◆ **Information shown**

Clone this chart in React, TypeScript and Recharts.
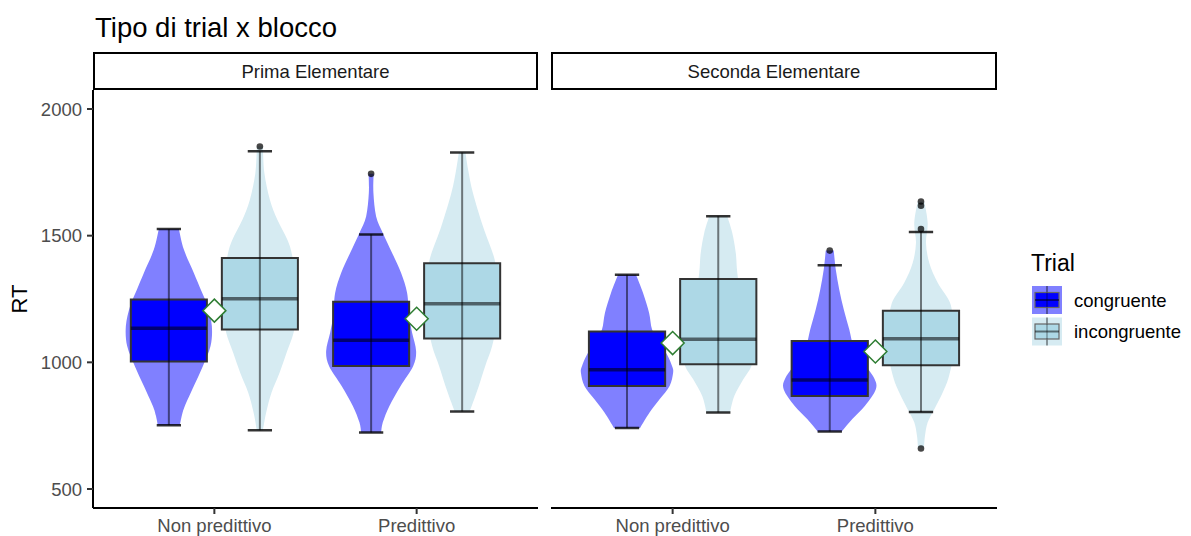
import React from "react";
import { ComposedChart, Scatter, XAxis, YAxis } from "recharts";

const FONT = "'Liberation Sans', Arial, Helvetica, sans-serif";

const TITLE = "Tipo di trial x blocco";
const PANELS = ["Prima Elementare", "Seconda Elementare"];
const BLOCKS = ["Non predittivo", "Predittivo"];
const TRIALS = ["congruente", "incongruente"];
const Y_TICKS = [500, 1000, 1500, 2000];

// Box statistics per block (Non predittivo, Predittivo): [lower whisker, Q1, median, Q3, upper whisker]
const primaCongruente = [[752, 1003, 1135, 1248, 1526], [723, 986, 1087, 1239, 1505]];
const primaIncongruente = [[732, 1130, 1251, 1412, 1833], [806, 1094, 1231, 1391, 1828]];
const secondaCongruente = [[741, 907, 971, 1122, 1346], [727, 867, 930, 1084, 1383]];
const secondaIncongruente = [[802, 992, 1091, 1329, 1577], [804, 988, 1093, 1204, 1514]];

// Means per block (diamonds)
const primaMeans = [1204, 1172];
const secondaMeans = [1076, 1043];

// Outliers: [block index, trial index, RT]
const primaOutliers = [[0, 1, 1852], [1, 0, 1744]];
const secondaOutliers = [[1, 0, 1441], [1, 1, 1635], [1, 1, 1618], [1, 1, 1526], [1, 1, 660]];

// Violin density profiles: [RT, density]
const violinPrimaNonPredCong = [[752, 11], [790, 13], [828, 16], [907, 25], [985, 34], [1064, 41.7], [1143, 43], [1222, 38.7], [1287, 32], [1353, 25], [1445, 15], [1526, 10]];
const violinPrimaNonPredInc = [[731, 3], [802, 6.3], [881, 11.7], [959, 19.7], [1038, 26.7], [1117, 33.7], [1200, 36.5], [1300, 36], [1418, 32.5], [1484, 27.5], [1563, 17.5], [1642, 10], [1747, 4.5], [1852, 3]];
const violinPrimaPredCong = [[723, 10], [763, 11.7], [828, 18.3], [907, 29.5], [985, 42], [1044, 45], [1117, 41], [1182, 38], [1274, 36], [1353, 30], [1432, 21], [1511, 11.7], [1576, 5], [1668, 2.3], [1744, 2.5]];
const violinPrimaPredInc = [[806, 7.5], [841, 10.8], [907, 16.7], [985, 23], [1064, 30], [1150, 34], [1250, 35], [1330, 34], [1406, 32.5], [1537, 20.8], [1668, 10.8], [1760, 6], [1828, 3.3]];
const violinSecondaNonPredCong = [[741, 13], [802, 22.5], [854, 32.5], [907, 42.5], [959, 46], [985, 45], [1030, 40], [1080, 32], [1130, 25], [1196, 22], [1274, 16], [1346, 9]];
const violinSecondaNonPredInc = [[802, 11.7], [867, 16], [933, 25], [985, 33], [1050, 36], [1150, 30], [1250, 23], [1353, 19], [1432, 17.5], [1511, 14], [1577, 9]];
const violinSecondaPredCong = [[727, 12], [776, 22.5], [828, 35], [894, 46], [940, 44], [1000, 33], [1060, 24], [1130, 19.5], [1209, 14], [1287, 9.5], [1366, 6], [1441, 4]];
const violinSecondaPredInc = [[664, 3], [710, 4], [763, 6.7], [815, 13.3], [881, 21.7], [946, 28], [1050, 33], [1150, 32], [1235, 29], [1314, 16.7], [1392, 8.3], [1471, 5], [1550, 6.7], [1635, 3.3]];

// Styling
const BOX_FILL = ["#0000ff", "#add8e6"];
const VIOLIN_FILL = ["#8080ff", "#d6ebf2"];
const DODGE = [-0.225, 0.225];
const BOX_HALF = 0.188;
const CAP_HALF = 0.06;
const VIOLIN_UNIT = 1 / 202.3;
const Y_DOMAIN = [425, 2075];

const panelData = [
  {
    name: PANELS[0],
    stats: [primaCongruente, primaIncongruente],
    violins: [[violinPrimaNonPredCong, violinPrimaPredCong], [violinPrimaNonPredInc, violinPrimaPredInc]],
    means: primaMeans,
    outliers: primaOutliers,
  },
  {
    name: PANELS[1],
    stats: [secondaCongruente, secondaIncongruente],
    violins: [[violinSecondaNonPredCong, violinSecondaPredCong], [violinSecondaNonPredInc, violinSecondaPredInc]],
    means: secondaMeans,
    outliers: secondaOutliers,
  },
];

type Pt = { x: number; y: number };

function spline(pts: Pt[]): string {
  let s = "";
  for (let i = 0; i < pts.length - 1; i++) {
    const p0 = pts[i - 1] || pts[i];
    const p1 = pts[i];
    const p2 = pts[i + 1];
    const p3 = pts[i + 2] || p2;
    const c1x = p1.x + (p2.x - p0.x) / 6;
    const c1y = p1.y + (p2.y - p0.y) / 6;
    const c2x = p2.x - (p3.x - p1.x) / 6;
    const c2y = p2.y - (p3.y - p1.y) / 6;
    s += `C${c1x},${c1y} ${c2x},${c2y} ${p2.x},${p2.y}`;
  }
  return s;
}

function PolyShape(props: any) {
  const { points, mode, pFill, pStroke, pWidth, pCap } = props;
  if (!points || points.length < 2) return null;
  let d = "";
  if (mode === "violin") {
    const n = points.length / 2;
    const right = points.slice(0, n);
    const left = points.slice(n);
    d = `M${right[0].x},${right[0].y}` + spline(right) + `L${left[0].x},${left[0].y}` + spline(left) + "Z";
  } else if (mode === "closed") {
    d = points.map((p: Pt, i: number) => `${i === 0 ? "M" : "L"}${p.x},${p.y}`).join("") + "Z";
  } else {
    for (let i = 0; i + 1 < points.length; i += 2) {
      d += `M${points[i].x},${points[i].y}L${points[i + 1].x},${points[i + 1].y}`;
    }
  }
  return (
    <path
      d={d}
      fill={pFill || "none"}
      stroke={pStroke || "none"}
      strokeWidth={pWidth || 0}
      strokeLinecap={pCap || "butt"}
      strokeLinejoin="miter"
    />
  );
}

const EmptyShape = () => <g />;

const OutlierShape = (p: any) => <circle cx={p.cx} cy={p.cy} r={3.3} fill="rgba(0,0,0,0.72)" />;

const DiamondShape = (p: any) => {
  const r = 11.5;
  return (
    <path
      d={`M${p.cx},${p.cy - r}L${p.cx + r},${p.cy}L${p.cx},${p.cy + r}L${p.cx - r},${p.cy}Z`}
      fill="#ffffff"
      stroke="#2e7d32"
      strokeWidth={1.5}
    />
  );
};

function Panel({ panel, left, width, showY }: any) {
  const violins: any[] = [];
  const boxes: any[] = [];
  const whiskers: any[] = [];
  const caps: any[] = [];
  const medians: any[] = [];

  for (let t = 0; t < TRIALS.length; t++) {
    for (let b = 0; b < BLOCKS.length; b++) {
      const cx = b + 1 + DODGE[t];
      const [lo, q1, med, q3, hi] = panel.stats[t][b];
      const prof: number[][] = panel.violins[t][b];
      const right = prof.map(([rt, dens]) => ({ x: cx + dens * VIOLIN_UNIT, y: rt }));
      const leftSide = prof.slice().reverse().map(([rt, dens]) => ({ x: cx - dens * VIOLIN_UNIT, y: rt }));
      violins.push(
        <Scatter
          key={`v-${t}-${b}`}
          data={[...right, ...leftSide]}
          line={<PolyShape mode="violin" pFill={VIOLIN_FILL[t]} />}
          shape={EmptyShape}
          isAnimationActive={false}
          legendType="none"
        />
      );
      boxes.push(
        <Scatter
          key={`b-${t}-${b}`}
          data={[
            { x: cx - BOX_HALF, y: q1 },
            { x: cx + BOX_HALF, y: q1 },
            { x: cx + BOX_HALF, y: q3 },
            { x: cx - BOX_HALF, y: q3 },
          ]}
          line={<PolyShape mode="closed" pFill={BOX_FILL[t]} pStroke="#333333" pWidth={2} />}
          shape={EmptyShape}
          isAnimationActive={false}
          legendType="none"
        />
      );
      whiskers.push(
        <Scatter
          key={`w-${t}-${b}`}
          data={[{ x: cx, y: lo }, { x: cx, y: hi }]}
          line={<PolyShape mode="segments" pStroke="rgba(0,0,0,0.5)" pWidth={2} />}
          shape={EmptyShape}
          isAnimationActive={false}
          legendType="none"
        />
      );
      caps.push(
        <Scatter
          key={`c-${t}-${b}`}
          data={[
            { x: cx - CAP_HALF, y: lo },
            { x: cx + CAP_HALF, y: lo },
            { x: cx - CAP_HALF, y: hi },
            { x: cx + CAP_HALF, y: hi },
          ]}
          line={<PolyShape mode="segments" pStroke="rgba(0,0,0,0.8)" pWidth={2.5} />}
          shape={EmptyShape}
          isAnimationActive={false}
          legendType="none"
        />
      );
      medians.push(
        <Scatter
          key={`m-${t}-${b}`}
          data={[{ x: cx - BOX_HALF, y: med }, { x: cx + BOX_HALF, y: med }]}
          line={<PolyShape mode="segments" pStroke="rgba(0,0,0,0.55)" pWidth={3.5} />}
          shape={EmptyShape}
          isAnimationActive={false}
          legendType="none"
        />
      );
    }
  }

  const outlierData = panel.outliers.map(([b, t, rt]: number[]) => ({ x: b + 1 + DODGE[t], y: rt }));
  const meanData = panel.means.map((m: number, i: number) => ({ x: i + 1, y: m }));

  return (
    <div style={{ position: "absolute", left, top: 0 }}>
      <ComposedChart width={width} height={536} margin={{ top: 90, right: 2, left: 0, bottom: 0 }}>
        <XAxis
          type="number"
          dataKey="x"
          domain={[0.4, 2.6]}
          ticks={[1, 2]}
          interval={0}
          allowDataOverflow
          tickFormatter={(v: number) => BLOCKS[Math.round(v) - 1]}
          height={28}
          tickSize={6}
          tickMargin={5}
          axisLine={{ stroke: "#000000", strokeWidth: 2 }}
          tickLine={{ stroke: "#333333", strokeWidth: 2 }}
          tick={{ fill: "#4d4d4d", fontSize: 18.5, fontFamily: FONT }}
        />
        <YAxis
          type="number"
          dataKey="y"
          domain={Y_DOMAIN}
          ticks={Y_TICKS}
          interval={0}
          allowDataOverflow
          hide={!showY}
          width={93}
          tickSize={6}
          tickMargin={5}
          axisLine={{ stroke: "#000000", strokeWidth: 2 }}
          tickLine={{ stroke: "#333333", strokeWidth: 2 }}
          tick={{ fill: "#4d4d4d", fontSize: 18.5, fontFamily: FONT }}
        />
        {violins}
        {boxes}
        {whiskers}
        {caps}
        {medians}
        <Scatter data={outlierData} shape={OutlierShape} isAnimationActive={false} legendType="none" />
        <Scatter data={meanData} shape={DiamondShape} isAnimationActive={false} legendType="none" />
      </ComposedChart>
    </div>
  );
}

function LegendKey({ y, t }: { y: number; t: number }) {
  return (
    <g>
      <rect x={1032} y={y} width={30} height={28} fill={VIOLIN_FILL[t]} />
      <line x1={1047} x2={1047} y1={y} y2={y + 28} stroke="rgba(0,0,0,0.5)" strokeWidth={1.5} />
      <rect x={1035} y={y + 6.5} width={24} height={15} fill={BOX_FILL[t]} stroke="#666" strokeWidth={1.2} />
      <line x1={1047} x2={1047} y1={y + 6.5} y2={y + 21.5} stroke="rgba(0,0,0,0.4)" strokeWidth={1.2} />
      <line x1={1035} x2={1059} y1={y + 14} y2={y + 14} stroke="rgba(0,0,0,0.5)" strokeWidth={2} />
    </g>
  );
}

export default function App() {
  return (
    <div style={{ position: "absolute", left: 0, top: 0, width: 1191, height: 536, background: "#ffffff", overflow: "hidden" }}>
      <Panel panel={panelData[0]} left={0} width={540} showY />
      <Panel panel={panelData[1]} left={551} width={448} showY={false} />
      <svg width={1191} height={536} style={{ position: "absolute", left: 0, top: 0, pointerEvents: "none" }}>
        <text x={95} y={37} fontFamily={FONT} fontSize={27.5} fill="#000000">{TITLE}</text>
        {panelData.map((p, i) => {
          const x0 = i === 0 ? 93 : 551;
          const x1 = i === 0 ? 538 : 997;
          return (
            <g key={p.name}>
              <rect x={x0 + 1} y={53} width={x1 - x0 - 2} height={36} fill="#ffffff" stroke="#000000" strokeWidth={2} />
              <text x={(x0 + x1) / 2} y={71.5} textAnchor="middle" dominantBaseline="central" fontFamily={FONT} fontSize={18.5} fill="#1a1a1a">
                {p.name}
              </text>
            </g>
          );
        })}
        <text x={19} y={299} transform="rotate(-90 19 299)" textAnchor="middle" dominantBaseline="central" fontFamily={FONT} fontSize={22} fill="#000000">RT</text>
        <text x={1031} y={263} dominantBaseline="central" fontFamily={FONT} fontSize={23} fill="#000000">Trial</text>
        <LegendKey y={286} t={0} />
        <LegendKey y={317.5} t={1} />
        <text x={1074} y={300} dominantBaseline="central" fontFamily={FONT} fontSize={18.5} fill="#000000">{TRIALS[0]}</text>
        <text x={1074} y={331.5} dominantBaseline="central" fontFamily={FONT} fontSize={18.5} fill="#000000">{TRIALS[1]}</text>
      </svg>
    </div>
  );
}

◆ **What you are asked to do**
The lines from the top of the data above through the one holding "[1, 1, 660]];" are to be repeated exactly, and only those, with no pictures.

◆ **Output for this task**
Clone this chart in React, TypeScript and Recharts.
import React from "react";
import { ComposedChart, Scatter, XAxis, YAxis } from "recharts";

const FONT = "'Liberation Sans', Arial, Helvetica, sans-serif";

const TITLE = "Tipo di trial x blocco";
const PANELS = ["Prima Elementare", "Seconda Elementare"];
const BLOCKS = ["Non predittivo", "Predittivo"];
const TRIALS = ["congruente", "incongruente"];
const Y_TICKS = [500, 1000, 1500, 2000];

// Box statistics per block (Non predittivo, Predittivo): [lower whisker, Q1, median, Q3, upper whisker]
const primaCongruente = [[752, 1003, 1135, 1248, 1526], [723, 986, 1087, 1239, 1505]];
const primaIncongruente = [[732, 1130, 1251, 1412, 1833], [806, 1094, 1231, 1391, 1828]];
const secondaCongruente = [[741, 907, 971, 1122, 1346], [727, 867, 930, 1084, 1383]];
const secondaIncongruente = [[802, 992, 1091, 1329, 1577], [804, 988, 1093, 1204, 1514]];

// Means per block (diamonds)
const primaMeans = [1204, 1172];
const secondaMeans = [1076, 1043];

// Outliers: [block index, trial index, RT]
const primaOutliers = [[0, 1, 1852], [1, 0, 1744]];
const secondaOutliers = [[1, 0, 1441], [1, 1, 1635], [1, 1, 1618], [1, 1, 1526], [1, 1, 660]];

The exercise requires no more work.